2.6.2 I ricorrenti non sembrano, cioè, prospettare alla Corte una questione legata all’interpretazione delle norme di cui si invoca la violazione ovvero la falsa applicazione delle stesse, ma vorrebbero una rivisitazione della fattispecie concreta, tramite una nuova definizione in fatto dei presupposti legati al profilo della conoscenza o meno della erosione del capitale sociale ovvero collegati al profilo della corretta gestione amministrativa della società poi fallita, per contestare la sussistenza dei presupposti fattuali posti alla base dell’obbligo di convocazione dell’assemblea dei soci ovvero dell’attivazione del procedimento di denuncia al Tribunale ex art. 2409, u. c., cod. civ.
2.7 Del resto, la motivazione impugnata risulta in linea con quanto affermato dalla giurisprudenza di questa Corte, così non prospettandosi alcuna falsa applicazione delle disposizioni normative sopra ricordate. Ed invero, in tema di responsabilità degli organi sociali, la configurabilità dell’inosservanza del dovere di vigilanza imposto ai sindaci dall’art. 2407, comma 2, c.c. non richiede l’individuazione di specifici comportamenti che si pongano espressamente in contrasto con tale dovere, ma reputa sufficiente che essi non abbiano rilevato una macroscopica violazione o comunque non abbiano in alcun modo reagito di fronte ad atti di dubbia legittimità e regolarità, così da non assolvere l’incarico con diligenza, correttezza e buona fede, eventualmente anche segnalando all’assemblea le irregolarità di gestione riscontrate o denunciando i fatti al Pubblico Ministero per consentirgli di provvedere ai sensi dell’art. 2409 c.c. ( Cass. Sez. 1, Ordinanza n. 16314 del 03/07/2017; n. 13517 del 2014; Sez. 1, Sentenza n. 20651 del 31/07/2019; Sez. 1, Sentenza n. 20651 del 31/07/2019; Sez. 1, Sentenza n. 32397 del 11/12/2019).
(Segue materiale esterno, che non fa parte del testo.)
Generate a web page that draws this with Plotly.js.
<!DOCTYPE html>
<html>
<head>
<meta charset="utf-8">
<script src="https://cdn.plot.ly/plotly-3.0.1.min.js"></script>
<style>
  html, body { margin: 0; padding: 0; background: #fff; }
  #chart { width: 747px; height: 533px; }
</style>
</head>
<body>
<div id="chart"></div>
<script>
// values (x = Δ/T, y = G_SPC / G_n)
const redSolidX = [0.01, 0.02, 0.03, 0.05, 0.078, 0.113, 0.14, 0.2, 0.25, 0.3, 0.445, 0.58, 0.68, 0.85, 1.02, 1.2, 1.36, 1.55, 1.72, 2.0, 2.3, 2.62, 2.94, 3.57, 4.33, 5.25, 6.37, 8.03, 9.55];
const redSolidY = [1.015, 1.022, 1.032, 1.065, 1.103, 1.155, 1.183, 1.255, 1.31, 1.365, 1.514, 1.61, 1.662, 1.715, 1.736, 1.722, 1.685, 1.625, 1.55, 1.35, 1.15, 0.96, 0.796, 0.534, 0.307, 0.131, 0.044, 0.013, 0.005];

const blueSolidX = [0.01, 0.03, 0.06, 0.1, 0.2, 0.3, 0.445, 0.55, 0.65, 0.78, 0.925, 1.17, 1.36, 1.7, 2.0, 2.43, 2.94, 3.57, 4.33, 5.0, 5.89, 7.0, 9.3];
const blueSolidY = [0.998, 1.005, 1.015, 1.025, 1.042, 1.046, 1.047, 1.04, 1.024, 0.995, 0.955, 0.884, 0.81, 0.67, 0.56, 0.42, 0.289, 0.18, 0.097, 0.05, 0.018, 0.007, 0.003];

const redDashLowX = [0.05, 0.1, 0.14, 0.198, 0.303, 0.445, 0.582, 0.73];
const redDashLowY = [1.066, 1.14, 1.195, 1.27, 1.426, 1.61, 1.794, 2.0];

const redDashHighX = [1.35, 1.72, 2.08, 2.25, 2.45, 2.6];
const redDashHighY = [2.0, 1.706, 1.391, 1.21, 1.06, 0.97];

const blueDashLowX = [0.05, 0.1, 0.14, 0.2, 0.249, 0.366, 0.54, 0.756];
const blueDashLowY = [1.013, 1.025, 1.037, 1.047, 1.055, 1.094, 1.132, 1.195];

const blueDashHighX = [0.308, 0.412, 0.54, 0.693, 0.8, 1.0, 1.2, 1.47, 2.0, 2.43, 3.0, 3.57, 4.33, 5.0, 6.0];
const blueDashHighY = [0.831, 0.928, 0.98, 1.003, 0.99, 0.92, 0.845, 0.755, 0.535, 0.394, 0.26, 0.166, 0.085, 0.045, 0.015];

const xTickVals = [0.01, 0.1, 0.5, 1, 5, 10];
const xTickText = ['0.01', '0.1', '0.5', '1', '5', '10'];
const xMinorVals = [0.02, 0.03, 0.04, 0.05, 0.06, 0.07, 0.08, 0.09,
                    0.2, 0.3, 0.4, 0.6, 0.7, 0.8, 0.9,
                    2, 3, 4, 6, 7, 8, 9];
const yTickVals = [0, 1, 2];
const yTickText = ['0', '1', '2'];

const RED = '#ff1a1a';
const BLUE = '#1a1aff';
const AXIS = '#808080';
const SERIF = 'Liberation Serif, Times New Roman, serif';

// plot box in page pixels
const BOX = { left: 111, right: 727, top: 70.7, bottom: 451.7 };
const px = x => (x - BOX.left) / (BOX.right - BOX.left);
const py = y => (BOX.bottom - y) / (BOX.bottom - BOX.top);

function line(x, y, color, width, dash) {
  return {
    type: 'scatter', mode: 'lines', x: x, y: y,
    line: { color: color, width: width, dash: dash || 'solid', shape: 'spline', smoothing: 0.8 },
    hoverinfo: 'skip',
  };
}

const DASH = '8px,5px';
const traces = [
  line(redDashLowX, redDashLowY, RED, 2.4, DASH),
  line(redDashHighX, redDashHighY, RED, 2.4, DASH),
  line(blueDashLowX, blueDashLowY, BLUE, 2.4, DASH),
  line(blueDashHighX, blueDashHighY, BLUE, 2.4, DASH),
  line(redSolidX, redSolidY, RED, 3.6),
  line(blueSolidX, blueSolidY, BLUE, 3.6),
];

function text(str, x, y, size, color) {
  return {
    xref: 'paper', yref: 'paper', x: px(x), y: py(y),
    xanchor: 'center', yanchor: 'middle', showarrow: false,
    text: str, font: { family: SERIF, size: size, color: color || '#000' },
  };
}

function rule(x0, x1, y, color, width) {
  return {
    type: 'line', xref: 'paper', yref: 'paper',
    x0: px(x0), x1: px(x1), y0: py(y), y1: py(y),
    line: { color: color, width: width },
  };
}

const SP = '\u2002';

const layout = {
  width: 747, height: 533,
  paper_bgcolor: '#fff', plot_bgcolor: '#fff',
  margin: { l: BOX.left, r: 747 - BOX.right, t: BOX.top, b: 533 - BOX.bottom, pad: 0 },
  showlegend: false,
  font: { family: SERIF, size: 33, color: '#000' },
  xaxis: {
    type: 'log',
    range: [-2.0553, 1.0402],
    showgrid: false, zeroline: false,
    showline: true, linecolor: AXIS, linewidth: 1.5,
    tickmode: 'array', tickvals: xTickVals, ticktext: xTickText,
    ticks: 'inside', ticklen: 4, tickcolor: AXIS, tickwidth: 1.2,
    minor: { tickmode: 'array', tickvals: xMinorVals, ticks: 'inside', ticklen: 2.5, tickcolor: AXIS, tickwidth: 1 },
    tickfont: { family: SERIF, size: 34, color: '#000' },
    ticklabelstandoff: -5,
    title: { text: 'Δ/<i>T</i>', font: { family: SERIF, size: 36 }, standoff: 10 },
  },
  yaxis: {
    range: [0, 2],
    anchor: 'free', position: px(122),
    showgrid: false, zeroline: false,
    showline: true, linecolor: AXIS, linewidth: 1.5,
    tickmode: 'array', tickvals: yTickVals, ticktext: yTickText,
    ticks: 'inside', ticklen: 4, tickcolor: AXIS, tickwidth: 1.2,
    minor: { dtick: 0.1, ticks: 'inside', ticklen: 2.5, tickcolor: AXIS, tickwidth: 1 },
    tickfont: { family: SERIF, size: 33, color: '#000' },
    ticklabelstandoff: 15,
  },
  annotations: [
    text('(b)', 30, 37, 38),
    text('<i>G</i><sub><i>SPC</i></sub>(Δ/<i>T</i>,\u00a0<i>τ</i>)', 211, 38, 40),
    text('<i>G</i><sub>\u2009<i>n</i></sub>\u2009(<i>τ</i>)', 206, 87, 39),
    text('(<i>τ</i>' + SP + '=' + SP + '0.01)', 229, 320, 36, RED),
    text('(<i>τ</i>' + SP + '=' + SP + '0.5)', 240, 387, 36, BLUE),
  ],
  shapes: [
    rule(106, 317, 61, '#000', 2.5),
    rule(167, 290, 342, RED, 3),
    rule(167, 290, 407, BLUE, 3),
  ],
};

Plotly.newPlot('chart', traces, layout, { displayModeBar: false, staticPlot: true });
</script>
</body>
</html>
Con il terzo motivo si censura il provvedimento impugnato, ai sensi dell’art. 360, primo comma, n. 3, cod. proc. civ., per violazione o falsa applicazione degli artt. 1460 e 2402 c.c., in relazione all’omessa collocazione temporale dell’inadempimento ascritto ai s indaci e all’omessa verifica in ordine all’utilizzabilità della loro prestazione professionale per la parte correttamente eseguita.
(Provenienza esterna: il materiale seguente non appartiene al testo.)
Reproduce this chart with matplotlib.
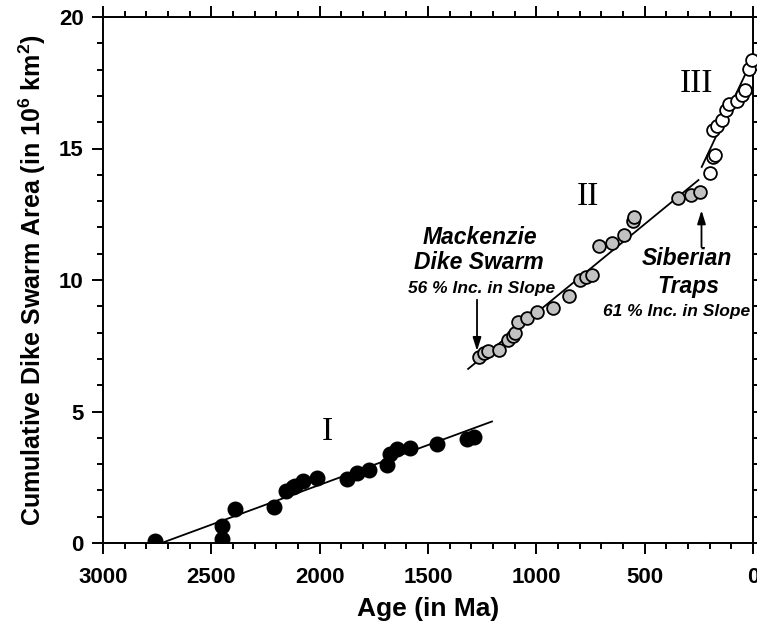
import matplotlib
matplotlib.use("Agg")
import matplotlib.pyplot as plt
from matplotlib.ticker import MultipleLocator

plt.rcParams["font.family"] = ["Liberation Sans", "DejaVu Sans"]
plt.rcParams["mathtext.fontset"] = "custom"
plt.rcParams["mathtext.rm"] = "Liberation Sans:bold"
plt.rcParams["mathtext.bf"] = "Liberation Sans:bold"

# Group I (black dots): age in Ma, cumulative area in 10^6 km^2
age_1 = [2760, 2452, 2452, 2391, 2211, 2155, 2122, 2114, 2076, 2014,
         1875, 1829, 1772, 1691, 1676, 1645, 1583, 1460, 1322, 1288]
area_1 = [0.07, 0.15, 0.64, 1.28, 1.35, 1.99, 2.14, 2.17, 2.37, 2.48,
          2.44, 2.65, 2.79, 2.98, 3.38, 3.58, 3.62, 3.76, 3.96, 4.04]

# Group II (grey dots)
age_2 = [1264, 1242, 1222, 1171, 1129, 1106, 1098, 1083, 1045, 995,
         922, 848, 799, 771, 745, 710, 653, 594, 553, 548, 345, 288, 245]
area_2 = [7.06, 7.21, 7.31, 7.34, 7.72, 7.87, 7.97, 8.41, 8.54, 8.80,
          8.95, 9.39, 10.00, 10.13, 10.19, 11.29, 11.42, 11.71, 12.25, 12.38,
          13.10, 13.23, 13.36]

# Group III (open circles)
age_3 = [199, 187, 177, 184, 165, 145, 125, 110, 76, 53, 38, 18, 3]
area_3 = [14.05, 14.69, 14.75, 15.71, 15.86, 16.10, 16.45, 16.68, 16.81,
          17.03, 17.23, 18.01, 18.35]

# fitted line end points
fit_1_age = [2730, 1205]
fit_1_area = [0.0, 4.62]
fit_2_age = [1315, 252]
fit_2_area = [6.62, 13.8]
fit_3_age = [237, 0]
fit_3_area = [14.3, 18.45]

fig = plt.figure(figsize=(7.57, 6.25), dpi=100)
ax = fig.add_axes([0.1361, 0.1312, 0.8587, 0.8416])

ax.plot(fit_1_age, fit_1_area, color="black", lw=1.3, zorder=2)
ax.plot(fit_2_age, fit_2_area, color="black", lw=1.3, zorder=2)
ax.plot(fit_3_age, fit_3_area, color="black", lw=1.3, zorder=2)

ax.plot(age_1, area_1, "o", ms=10.5, mfc="black", mec="black", zorder=3)
ax.plot(age_2, area_2, "o", ms=9.2, mfc="#c2c2c2", mec="black", mew=1.3, zorder=3)
ax.plot(age_3, area_3, "o", ms=9.2, mfc="white", mec="black", mew=1.3, zorder=3,
        clip_on=False)

ax.set_xlim(3000, 0)
ax.set_ylim(0, 20)
ax.xaxis.set_major_locator(MultipleLocator(500))
ax.xaxis.set_minor_locator(MultipleLocator(100))
ax.yaxis.set_major_locator(MultipleLocator(5))
ax.yaxis.set_minor_locator(MultipleLocator(1))
ax.tick_params(which="both", direction="out", top=True, right=True, width=1.4)
ax.tick_params(which="major", length=8, labelsize=16, pad=6)
ax.tick_params(which="minor", length=4)
ax.tick_params(axis="x", which="major", pad=9)
for lbl in ax.get_xticklabels() + ax.get_yticklabels():
    lbl.set_fontweight("bold")
for sp in ax.spines.values():
    sp.set_linewidth(1.4)

ax.set_xlabel("Age (in Ma)", fontsize=19, fontweight="bold", labelpad=7)
ax.set_ylabel(r"Cumulative Dike Swarm Area (in 10$^{6}$ km$^{2}$)",
              fontsize=18, fontweight="bold", labelpad=8)

# segment labels
ax.text(1966, 4.22, "I", family="Liberation Serif", fontsize=24,
        ha="center", va="center")
ax.text(762, 13.16, "II", family="Liberation Serif", fontsize=24,
        ha="center", va="center")
ax.text(261, 17.48, "III", family="Liberation Serif", fontsize=24,
        ha="center", va="center")

# annotations
ax.text(1260, 11.63, "Mackenzie", fontsize=16.5, fontweight="bold",
        style="italic", ha="center", va="center")
ax.text(1265, 10.65, "Dike Swarm", fontsize=16.5, fontweight="bold",
        style="italic", ha="center", va="center")
ax.text(1255, 9.66, "56 % Inc. in Slope", fontsize=12.5, fontweight="bold",
        style="italic", ha="center", va="center")
ax.annotate("", xy=(1274, 7.30), xytext=(1274, 9.25),
            arrowprops=dict(arrowstyle="-|>,head_width=0.25,head_length=0.8",
                            color="black", lw=1.3, shrinkA=0, shrinkB=0))

ax.text(305, 10.8, "Siberian", fontsize=16.5, fontweight="bold",
        style="italic", ha="center", va="center")
ax.text(300, 9.77, "Traps", fontsize=16.5, fontweight="bold",
        style="italic", ha="center", va="center")
ax.text(351, 8.82, "61 % Inc. in Slope", fontsize=12.5, fontweight="bold",
        style="italic", ha="center", va="center")
ax.annotate("", xy=(238, 12.65), xytext=(238, 11.25),
            arrowprops=dict(arrowstyle="-|>,head_width=0.25,head_length=0.8",
                            color="black", lw=1.3, shrinkA=0, shrinkB=0))

fig.savefig("out.png", dpi=100)
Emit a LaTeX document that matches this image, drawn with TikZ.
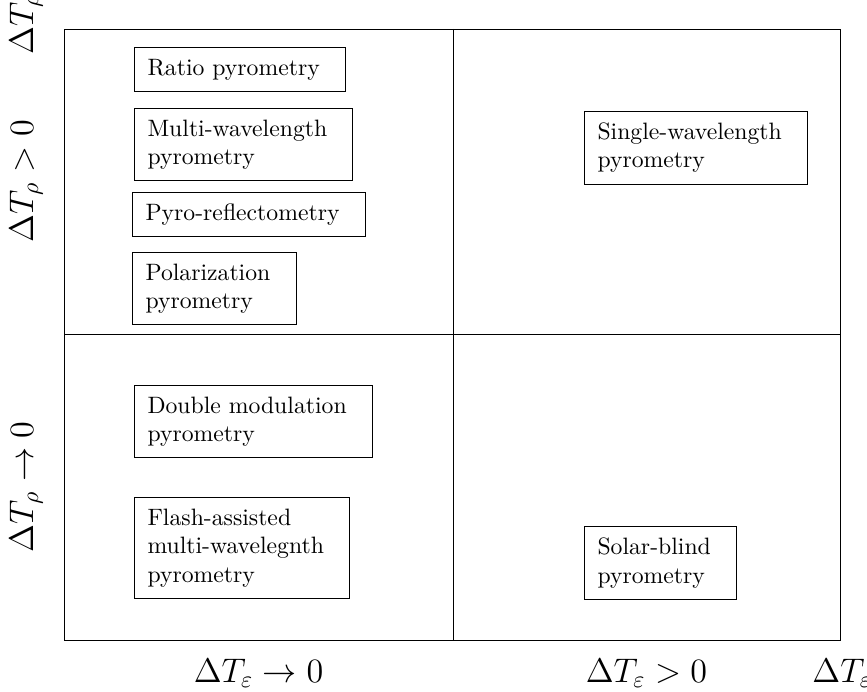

Si censura il provvedimento impugnato laddove lo stesso aveva reputato irrilevante stabilire il momento a partire dal quale i sindaci sarebbero stati
tenuti a convocare l’assemblea dei soci e denunziare al Tribunale gravi irregolarità gestionali, pervenendo all’esclusione integrale dei loro crediti professionali malgrado la riconosciuta pressione da essi comunque esercitata sull’organo amministrativo della società. Osservano ancora i ricorrenti che, nelle tre memorie di costituzione nei giudizi di opposizione, la Curatela non aveva indicato una precisa collocazione temporale dell’inadempimento imputato ai Sindaci, ma aveva genericamente contestato l’omessa assunzione d’iniziative asseritamente doverose lungo tutto il «periodo compreso tra il 1° luglio 2016 e il 29 maggio 2018», ossia l’intero periodo in relazione al quale i Sindaci non avevano percepito il compenso dovuto ed insinuato al passivo fallimentare.
3.1 Il motivo, così articolato, è inammissibile.
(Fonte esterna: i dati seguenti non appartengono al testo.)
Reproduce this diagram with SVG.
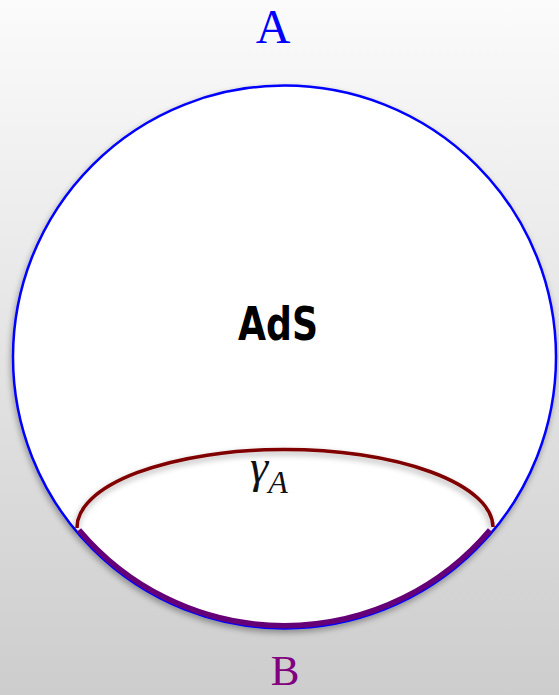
<svg xmlns="http://www.w3.org/2000/svg" width="559" height="695" viewBox="0 0 559 695">
<defs>
<linearGradient id="bg" x1="0" y1="0" x2="0" y2="1">
<stop offset="0" stop-color="#fbfbfb"/>
<stop offset="1" stop-color="#cdcdcd"/>
</linearGradient>
<filter id="sh" x="-10%" y="-10%" width="120%" height="140%">
<feGaussianBlur in="SourceAlpha" stdDeviation="3"/>
<feOffset dx="-1" dy="3" result="b"/>
<feComponentTransfer><feFuncA type="linear" slope="0.35"/></feComponentTransfer>
<feMerge><feMergeNode/><feMergeNode in="SourceGraphic"/></feMerge>
</filter>
<style>
.lbl{font-family:"Liberation Serif",serif;}
.math{font-family:"Liberation Serif",serif;font-style:italic;fill:#111;}
.hand{font-family:"DejaVu Sans",sans-serif;font-weight:bold;}
</style>
</defs>
<rect width="559" height="695" fill="url(#bg)"/>
<g id="ads">
<circle cx="284.5" cy="357" r="271.5" fill="#ffffff" stroke="#0000ff" stroke-width="2.5" filter="url(#sh)"/>
<text class="hand" x="238" y="340" font-size="46" textLength="80" lengthAdjust="spacingAndGlyphs" fill="#000">AdS</text>
</g>
<g id="connectors">
<path id="gammaA" d="M77,528 A208,78 0 0 1 493,527" fill="none" stroke="#800000" stroke-width="3.5" filter="url(#sh)"/>
<path id="regionB" d="M79,530 A268.5,268.5 0 0 0 490,530" fill="none" stroke="#660077" stroke-width="5.5"/>
</g>
<g id="labelA"><text class="lbl" x="273" y="43" font-size="48" text-anchor="middle" fill="#0000ff">A</text></g>
<g id="labelB"><text class="lbl" x="285" y="685" font-size="43" text-anchor="middle" fill="#800080">B</text></g>
<g id="labelGamma"><text class="math" x="250" y="482" font-size="46">γ<tspan dy="11" font-size="32">A</tspan></text></g>
</svg>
3.1.1 Secondo la tesi dei ricorrenti, per motivare il totale rigetto dell’opposizione al passivo del loro credito professionale, il Tribunale avrebbe dovuto rilevare l’assenza di una qualsiasi utilizzabilità della prestazione del RAGIONE_SOCIALE RAGIONE_SOCIALE, e ciò (i) sia dal punto di vista cronologico, con riferimento ad attività da loro svolte prima e dopo le omissioni loro addebitate e (ii) sia dal punto di vista qualitativo, con riferimento alle attività svolte dai sindaci durante l’arco temporale per il quale e rano stati chiesti i compensi, diverse da quelle in relazione alle quali si erano resi inadempienti.
3.1.2 Le doglianze sono rivolte all’evidenza a sollecitare questa Corte di legittimità ad un nuovo apprezzamento nel merito dei fatti di causa, sotto l’egida applicativa peraltro del vizio di violazione e falsa applicazione di legge, paradigma attraverso il quale non è invece veicolabile la richiesta di un nuovo apprezzamento della quaestio facti , secondo quanto già osservato in relazione al primo motivo di ricorso alle cui argomentazioni dunque si rimanda.
Le spese del giudizio di legittimità seguono la soccombenza e vengono liquidate come da dispositivo.
Sussistono i presupposti processuali per il versamento da parte dei ricorrenti dell’ulteriore importo a titolo di contributo unificato pari a quello, ove dovuto, per il ricorso a norma del comma 1 bis dello stesso art.13 (Cass. Sez. Un. 23535 del 2019).
P.Q.M.
dichiara inammissibile il ricorso e condanna i ricorrenti al pagamento, in favore del controricorrente, delle spese del giudizio di legittimità, che liquida in euro 7.000 per compensi, oltre alle spese forfettarie nella misura del 15 per cento, agli esborsi liquidati in euro 200,00 e agli accessori di legge.
Ai sensi dell’art. 13 comma 1 quater del d.P.R. n. 115 del 2002, inserito dall’art. 1, comma 17 della l. n. 228 del 2012, dà atto della sussistenza dei presupposti per il versamento, da parte dei ricorrenti , dell’ulteriore importo a titolo di contributo unificato pari a quello, se dovuto, per il ricorso principale, a norma del comma 1-bis, dello stesso articolo 13.